Aperçues
The title of the exhibition takes the French word aperçues (visions, glimpses), which the artist first encountered in the pages of Georges Didi-Huberman's (2018) volume of the same name. In the author's interpretation, aperçue is the glimpse of an image that appears and, before disappearing, leaves behind it the wake of a question, a memory or a feeling. The installation conceived by Nina Carini draws inspiration from the idea of a vision perceived just before vanishing, building an itinerary inside the Basilica of San Celso through five installations, conceived to generate interstices, passages, openings to timeless realities.
Rischa Paterlini explains, "Nina Carini's research is in continuous processual development and today finds particular depth in performance and sculpture. It is precisely under the sign of experimentation with a material such as stone that Nina Carini in 2020, invited by the collector Enzo Nembrini, created her first site-specific sculptural work: Venere Bugiarda. An installation where two stars dialogue with each other and which on the occasion of the exhibition is rethought by asking the viewer to reflect on the theme of beauty while also discovering the suffering of the same that will soon fade away. Nina Carini's works are always created and designed to be experienced by the viewer in total harmony with the place and the materials that characterize the spaces that surround them. The Basilica of San Celso, a sacred place built before 1000 at the behest of the Archbishop of Milan Landolfo II, entrusted to Benedictine monks and whose transformations over the centuries have represented the history of the city of Milan, is no exception."

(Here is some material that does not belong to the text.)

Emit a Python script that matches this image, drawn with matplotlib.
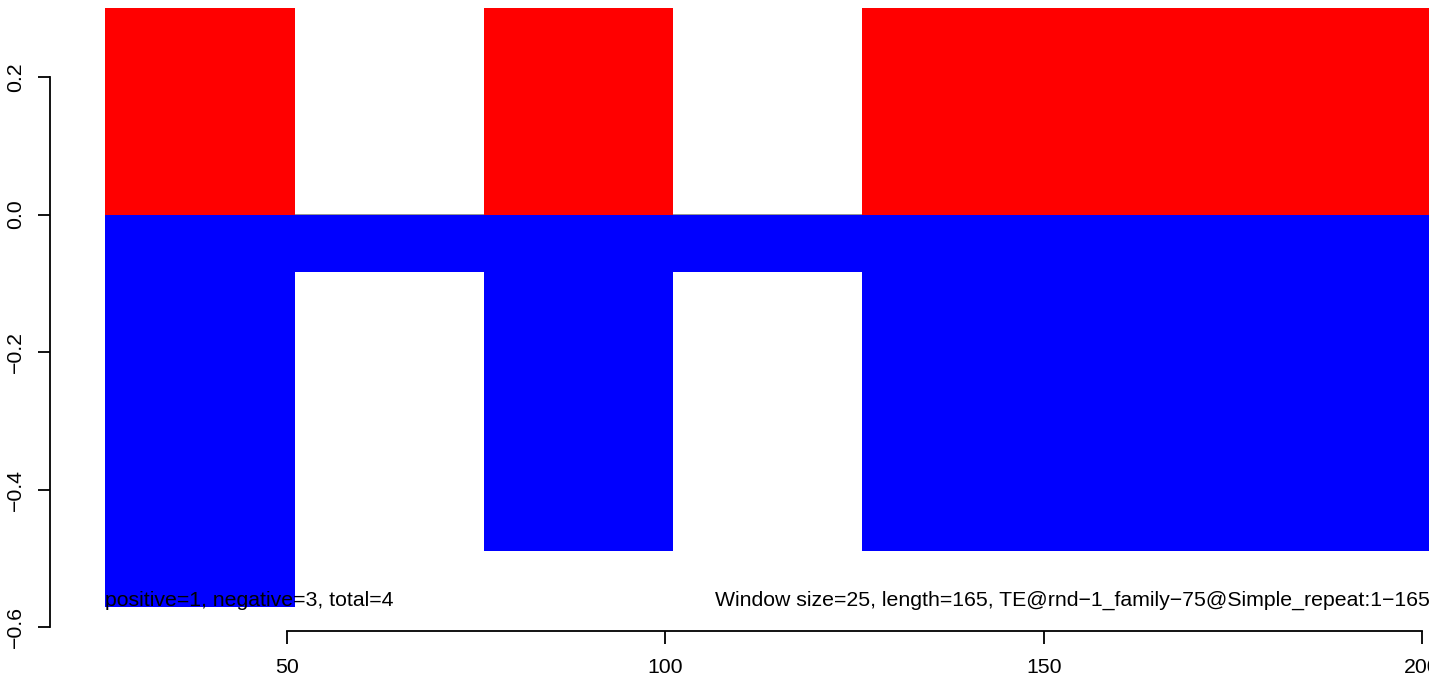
import matplotlib
matplotlib.use("Agg")
import matplotlib.pyplot as plt

plt.rcParams['font.family'] = ['Liberation Sans', 'DejaVu Sans']

# window starts (bp), width of each window
win_start = [26, 51, 76, 101, 126, 151, 176]
win_size = 25
pos_vals = [0.3, 0.0, 0.3, 0.0, 0.3, 0.3, 0.3]
neg_vals = [-0.57, -0.083, -0.489, -0.083, -0.489, -0.489, -0.489]

x_ticks = [50, 100, 150, 200]
y_ticks = [-0.6, -0.4, -0.2, 0.0, 0.2]

left_txt = "positive=1, negative=3, total=4"
right_txt = "Window size=25, length=165, TE@rnd\u22121_family\u221275@Simple_repeat:1\u2212165"

fig = plt.figure(figsize=(14.29, 6.76), dpi=100)
ax = fig.add_axes([0, 0, 1, 1])
ax.set_xlim(12.07, 200.93)
ax.set_ylim(-0.671, 0.312)

ax.hlines(0, win_start[0], win_start[-1] + win_size, color='gray', lw=1.2, zorder=1)
ax.bar(win_start, pos_vals, width=win_size, align='edge', color='red', lw=0, zorder=2)
ax.bar(win_start, neg_vals, width=win_size, align='edge', color='blue', lw=0, zorder=2)

ax.text(26, -0.569, left_txt, fontsize=15.3, ha='left', va='baseline', zorder=3)
ax.text(201, -0.569, right_txt, fontsize=15.3, ha='right', va='baseline', zorder=3)

for s in ['top', 'right']:
    ax.spines[s].set_visible(False)
ax.spines['left'].set_position(('data', 18.68))
ax.spines['left'].set_bounds(-0.6, 0.2)
ax.spines['bottom'].set_position(('data', -0.605))
ax.spines['bottom'].set_bounds(50, 200)
for s in ['left', 'bottom']:
    ax.spines[s].set_linewidth(1.3)

ax.set_xticks(x_ticks)
ax.set_yticks(y_ticks)
ax.set_yticklabels([f"{v:.1f}".replace('-', '\u2212') for v in y_ticks])
ax.tick_params(axis='both', length=9, width=1.3, labelsize=15.3)
ax.tick_params(axis='x', pad=11)
ax.tick_params(axis='y', pad=9)
for lab in ax.get_yticklabels():
    lab.set_rotation(90)
    lab.set_va('center')
    lab.set_ha('right')

fig.savefig("out.png", dpi=100)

The exhibition project channels all the expressive media that characterize Nina Carini's rich artistic production, starting with sound. The first work that welcomes the visitor right from the outside spaces of the Basilica is the sound installation Le cose in pericolo (A,B,C,D,E...) , created with texts from Simona Menicocci's Glossopetrae and in collaboration with the children of the Armando Diaz Institute and the Antonio Scarpa Institute of Milan.

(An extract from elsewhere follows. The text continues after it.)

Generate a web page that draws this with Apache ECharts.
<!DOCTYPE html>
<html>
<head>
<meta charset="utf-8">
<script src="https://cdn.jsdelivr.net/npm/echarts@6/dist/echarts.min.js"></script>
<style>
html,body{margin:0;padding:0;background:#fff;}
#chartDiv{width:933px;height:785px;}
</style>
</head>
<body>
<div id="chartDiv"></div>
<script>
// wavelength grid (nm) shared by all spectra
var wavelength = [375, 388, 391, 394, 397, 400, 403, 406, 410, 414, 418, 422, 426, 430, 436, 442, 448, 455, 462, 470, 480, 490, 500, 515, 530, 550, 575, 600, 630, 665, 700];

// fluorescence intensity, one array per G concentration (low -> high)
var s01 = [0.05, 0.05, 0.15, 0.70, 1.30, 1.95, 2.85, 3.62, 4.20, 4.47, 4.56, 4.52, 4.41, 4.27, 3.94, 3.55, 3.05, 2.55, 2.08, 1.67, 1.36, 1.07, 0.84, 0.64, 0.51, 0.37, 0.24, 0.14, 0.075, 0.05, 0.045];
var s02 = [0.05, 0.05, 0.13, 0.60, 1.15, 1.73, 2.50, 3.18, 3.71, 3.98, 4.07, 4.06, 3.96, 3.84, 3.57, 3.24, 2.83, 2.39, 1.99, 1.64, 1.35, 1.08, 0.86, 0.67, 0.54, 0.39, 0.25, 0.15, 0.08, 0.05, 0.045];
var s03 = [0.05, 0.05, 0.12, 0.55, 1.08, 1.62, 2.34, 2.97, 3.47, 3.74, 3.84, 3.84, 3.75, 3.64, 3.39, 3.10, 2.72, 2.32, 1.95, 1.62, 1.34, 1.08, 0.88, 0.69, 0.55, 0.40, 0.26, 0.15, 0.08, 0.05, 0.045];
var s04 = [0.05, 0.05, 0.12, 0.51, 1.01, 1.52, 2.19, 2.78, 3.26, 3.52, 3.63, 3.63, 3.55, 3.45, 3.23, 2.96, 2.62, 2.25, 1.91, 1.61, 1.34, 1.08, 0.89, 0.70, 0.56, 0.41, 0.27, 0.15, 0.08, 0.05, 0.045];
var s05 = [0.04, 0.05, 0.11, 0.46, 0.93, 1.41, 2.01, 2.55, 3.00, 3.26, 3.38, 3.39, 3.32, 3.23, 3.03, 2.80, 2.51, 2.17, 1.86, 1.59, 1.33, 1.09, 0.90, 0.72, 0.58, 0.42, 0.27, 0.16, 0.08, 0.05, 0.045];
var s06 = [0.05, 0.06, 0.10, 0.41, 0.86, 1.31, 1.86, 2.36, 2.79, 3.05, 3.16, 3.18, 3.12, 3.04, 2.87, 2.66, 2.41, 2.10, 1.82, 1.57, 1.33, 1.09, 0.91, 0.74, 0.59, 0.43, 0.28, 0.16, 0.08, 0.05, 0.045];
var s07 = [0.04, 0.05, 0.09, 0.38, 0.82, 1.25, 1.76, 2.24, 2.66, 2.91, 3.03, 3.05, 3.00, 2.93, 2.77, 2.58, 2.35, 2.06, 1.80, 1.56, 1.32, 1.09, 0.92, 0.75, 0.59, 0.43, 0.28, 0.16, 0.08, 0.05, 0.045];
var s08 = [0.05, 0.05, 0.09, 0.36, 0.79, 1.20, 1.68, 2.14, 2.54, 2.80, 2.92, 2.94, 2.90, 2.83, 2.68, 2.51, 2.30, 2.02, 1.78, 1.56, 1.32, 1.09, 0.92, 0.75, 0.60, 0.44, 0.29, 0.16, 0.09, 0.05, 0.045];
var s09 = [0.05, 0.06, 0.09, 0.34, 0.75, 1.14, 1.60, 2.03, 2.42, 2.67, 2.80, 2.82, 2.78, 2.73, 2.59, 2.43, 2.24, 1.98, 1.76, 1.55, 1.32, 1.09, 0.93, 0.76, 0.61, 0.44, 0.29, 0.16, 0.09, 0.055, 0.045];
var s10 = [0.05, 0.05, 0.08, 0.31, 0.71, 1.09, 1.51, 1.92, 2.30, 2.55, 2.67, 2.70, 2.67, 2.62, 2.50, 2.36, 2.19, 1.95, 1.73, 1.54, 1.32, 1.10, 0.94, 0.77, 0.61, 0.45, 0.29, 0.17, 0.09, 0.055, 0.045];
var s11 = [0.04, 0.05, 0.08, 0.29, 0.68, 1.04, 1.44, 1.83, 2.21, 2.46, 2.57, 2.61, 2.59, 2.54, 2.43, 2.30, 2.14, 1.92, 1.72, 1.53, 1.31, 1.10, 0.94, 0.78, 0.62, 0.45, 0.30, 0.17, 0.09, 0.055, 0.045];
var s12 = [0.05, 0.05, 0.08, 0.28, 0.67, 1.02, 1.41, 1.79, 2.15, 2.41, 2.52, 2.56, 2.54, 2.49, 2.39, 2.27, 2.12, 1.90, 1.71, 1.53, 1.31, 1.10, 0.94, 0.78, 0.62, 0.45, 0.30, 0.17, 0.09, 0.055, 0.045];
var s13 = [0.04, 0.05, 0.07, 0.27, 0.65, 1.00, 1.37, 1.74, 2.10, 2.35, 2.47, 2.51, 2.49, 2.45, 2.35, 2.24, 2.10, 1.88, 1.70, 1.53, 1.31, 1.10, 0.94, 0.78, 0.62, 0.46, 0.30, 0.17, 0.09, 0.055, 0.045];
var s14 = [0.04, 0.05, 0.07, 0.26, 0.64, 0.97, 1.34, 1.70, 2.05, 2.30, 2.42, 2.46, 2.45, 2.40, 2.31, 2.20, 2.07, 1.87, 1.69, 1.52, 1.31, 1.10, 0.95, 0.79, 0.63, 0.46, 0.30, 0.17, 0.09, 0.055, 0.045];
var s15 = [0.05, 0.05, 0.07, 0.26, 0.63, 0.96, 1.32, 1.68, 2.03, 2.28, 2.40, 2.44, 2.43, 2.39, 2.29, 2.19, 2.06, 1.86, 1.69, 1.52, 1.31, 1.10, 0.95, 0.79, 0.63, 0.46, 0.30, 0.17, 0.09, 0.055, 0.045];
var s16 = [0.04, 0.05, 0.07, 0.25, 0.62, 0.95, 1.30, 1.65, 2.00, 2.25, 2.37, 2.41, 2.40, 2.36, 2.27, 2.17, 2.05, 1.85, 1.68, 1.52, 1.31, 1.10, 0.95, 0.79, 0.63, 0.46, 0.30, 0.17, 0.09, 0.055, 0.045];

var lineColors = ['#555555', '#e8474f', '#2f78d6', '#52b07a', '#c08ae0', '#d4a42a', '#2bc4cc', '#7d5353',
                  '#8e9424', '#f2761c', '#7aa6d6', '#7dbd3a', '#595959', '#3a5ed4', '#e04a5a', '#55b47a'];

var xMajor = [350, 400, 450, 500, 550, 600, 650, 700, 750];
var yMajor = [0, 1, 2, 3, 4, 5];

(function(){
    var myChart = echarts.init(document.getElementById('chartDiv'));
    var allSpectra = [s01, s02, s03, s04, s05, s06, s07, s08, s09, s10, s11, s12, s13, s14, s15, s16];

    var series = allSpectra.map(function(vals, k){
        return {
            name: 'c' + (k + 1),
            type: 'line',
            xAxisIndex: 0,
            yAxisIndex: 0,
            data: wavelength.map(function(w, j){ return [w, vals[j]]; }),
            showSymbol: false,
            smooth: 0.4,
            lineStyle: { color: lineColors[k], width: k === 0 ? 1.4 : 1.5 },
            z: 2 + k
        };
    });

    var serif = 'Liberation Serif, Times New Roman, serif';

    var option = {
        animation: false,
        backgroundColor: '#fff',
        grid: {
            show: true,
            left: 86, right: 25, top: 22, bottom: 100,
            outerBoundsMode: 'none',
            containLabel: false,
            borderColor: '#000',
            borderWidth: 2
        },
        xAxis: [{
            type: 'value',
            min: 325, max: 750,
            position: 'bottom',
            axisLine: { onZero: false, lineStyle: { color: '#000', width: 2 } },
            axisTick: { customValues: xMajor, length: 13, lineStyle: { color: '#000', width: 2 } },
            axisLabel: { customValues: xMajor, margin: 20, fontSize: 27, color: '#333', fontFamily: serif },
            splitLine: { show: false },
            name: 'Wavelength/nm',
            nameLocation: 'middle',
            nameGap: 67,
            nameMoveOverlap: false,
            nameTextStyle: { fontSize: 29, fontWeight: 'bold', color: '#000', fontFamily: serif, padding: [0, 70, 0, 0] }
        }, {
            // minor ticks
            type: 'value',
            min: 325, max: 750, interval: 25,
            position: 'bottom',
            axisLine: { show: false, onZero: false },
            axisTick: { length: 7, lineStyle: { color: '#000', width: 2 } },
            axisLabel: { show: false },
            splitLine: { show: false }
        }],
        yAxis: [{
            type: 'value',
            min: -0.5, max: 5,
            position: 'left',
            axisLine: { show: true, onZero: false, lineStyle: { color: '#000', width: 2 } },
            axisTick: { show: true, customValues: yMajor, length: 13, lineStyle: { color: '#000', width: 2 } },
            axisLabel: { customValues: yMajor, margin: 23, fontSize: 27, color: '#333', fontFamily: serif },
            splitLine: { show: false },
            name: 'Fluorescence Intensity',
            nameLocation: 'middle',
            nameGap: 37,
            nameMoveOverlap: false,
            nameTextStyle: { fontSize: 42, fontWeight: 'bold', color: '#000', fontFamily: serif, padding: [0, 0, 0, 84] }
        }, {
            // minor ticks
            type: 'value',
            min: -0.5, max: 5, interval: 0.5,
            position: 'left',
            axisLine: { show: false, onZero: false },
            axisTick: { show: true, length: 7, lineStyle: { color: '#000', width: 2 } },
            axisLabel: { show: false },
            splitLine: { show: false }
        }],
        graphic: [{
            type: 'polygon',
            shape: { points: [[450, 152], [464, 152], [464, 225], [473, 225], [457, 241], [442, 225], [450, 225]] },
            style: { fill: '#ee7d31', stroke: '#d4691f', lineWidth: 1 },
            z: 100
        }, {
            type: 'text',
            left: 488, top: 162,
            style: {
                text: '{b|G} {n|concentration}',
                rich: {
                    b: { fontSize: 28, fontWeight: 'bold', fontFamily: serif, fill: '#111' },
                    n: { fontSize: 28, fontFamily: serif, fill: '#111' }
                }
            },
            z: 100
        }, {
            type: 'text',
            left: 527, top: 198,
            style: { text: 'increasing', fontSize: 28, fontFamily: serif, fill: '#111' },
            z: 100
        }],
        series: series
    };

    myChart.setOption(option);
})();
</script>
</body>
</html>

We continue along the exhibition path with Venere Bugiarda 3023, an installation redesigned for the occasion and placed in dialogue with the architectural spaces that host it.
Says Davide Dal Sasso, "Movement in apparent immobility fuels Nina Carini's research: the possibility that, in their concreteness, her works nevertheless express a continuous oscillation between constancy and mutability."
In a continuous exchange between matter and spirituality, the visiting itinerary returns a vertical gap near the altar, which welcomes the work created during the residency at Fonderia Battaglia Mani come rami che toccano il cielo, and then extends to the work Senza Voce, which scrutinizes the visitor's passage from its position inside the confessional. Accompanying the exhibition is a book conceived as a true artist's project, edited by Angela Madesani and Rischa Paterlini and enriched by a text by philosopher Davide Dal Sasso. The volume, published by Allemandi Editore, traces Nina Carini's research through texts and images, with a particular focus dedicated to Aperçues.
The selection of works that make up Aperçues traces a path through Nina Carini's articulated production, placing alongside an important work from Enzo Nembrini's collection and installations specially conceived for the occasion. Suspended between a horizontal, two-dimensional approach and a vertical, three-dimensional tension, the works in the exhibition interpret the harmonious dialogue between reality and mystery, between macrocosm and microcosm, between visible and invisible.
Angela Madesani explains, "Time, the vulnerability of existence and phenomena are at the center of the artist's research: the 'forever' in contrast to the precariousness of everything are a key to interpreting the works, specially created by Carini for his first solo exhibition in the Lombard capital. An eloquent dialogue develops here between matter and language, between theory and poetry."